FEATURES The Fascist Regime and Italian Jurists
During the Fascist regime in Italy, the directions of the Fascist party on racial discrimination were transformed into laws by a group of jurists who worked for the regime. In his new book Le leggi antiebraiche e razziali ed il ceto dei giuristi (The Italian Anti-Jewish and Racial Laws and the Class of the Jurists, published by Giuffrè) Giuseppe Acerbi tells the story of these controversial figures and their historic role. The book was presented in Rome at the Tullia Zevi Library and Archive of the Italian Union of Jewish Communities (UCEI).
Taking part in the event organized by UCEI Board Member Fabiana Di Porto (University of Salento) with the philanthropic organization Società Umanitaria, were UCEI president Renzo Gattegna, Gustavo Ghidini (Società Umanitaria), jurists Pietro Rescigno (University of Rome La Sapienza), Guido Alpa (University of Rome La Sapienza), Caterina Montagnani (University of Cassino), psychiatrist David Meghnagi (University of Roma Tre), and the author.
“Italian Jews were betrayed by their own fellow citizens. This book stands to remind us that the theory that says that Italians were good people, who did not really adhere to Fascism and its more extreme principles, especially compared to Germans, must be dismissed,” Gattegna stressed, condemning their action as did all the participants to the conference. “This – he added – is just a way of avoiding a self-examination.”
“Acerbi’s book is important, among for other reasons, because it recovers and saves for eternity an important page of our history in a language that is not too technical and therefore accessible to everyone,” Di Porto said.
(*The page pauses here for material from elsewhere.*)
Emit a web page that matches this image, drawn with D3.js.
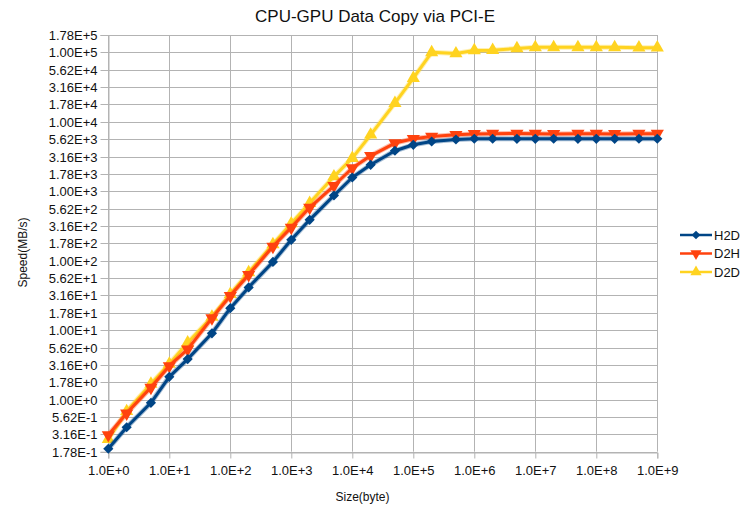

She said that everything began on December 13, 1939, when the names of Jewish professionals and academics were deleted from the register of lawyers.
“Unfortunately we have not yet come to terms with the supine attitude assumed by our class,” Ghidini said. “We must remember – his call on society – that hate and discrimination come as a danger for everyone sooner or later”, and that “our social conscience must be participatory and fully awake.” The reaction from the other lawyers to the exclusion of their Jewish colleagues, was rather weak, as Alpa confirmed.
The same indifference was shown towards those who participated in the writing of the racial laws. “Their names – Montagnani explained – were not defamed, and at the same time what is surprising is that those jurists did not think that accepting that infamy would affect their reputation, so some of them even helped some Jews.”
There was a “radical injury” to our tradition, according to Rescigno, and that is why “such a question lapsed into apathy or was hidden under justifications.” This is why it is necessary to learn from the past, Meghnagi warned, referring in particular to the exclusion of Israeli scholars in today’s academic world driven by the BDS movement. “When evil acquires respectability – he explained – there is no more shame, but rather protection.”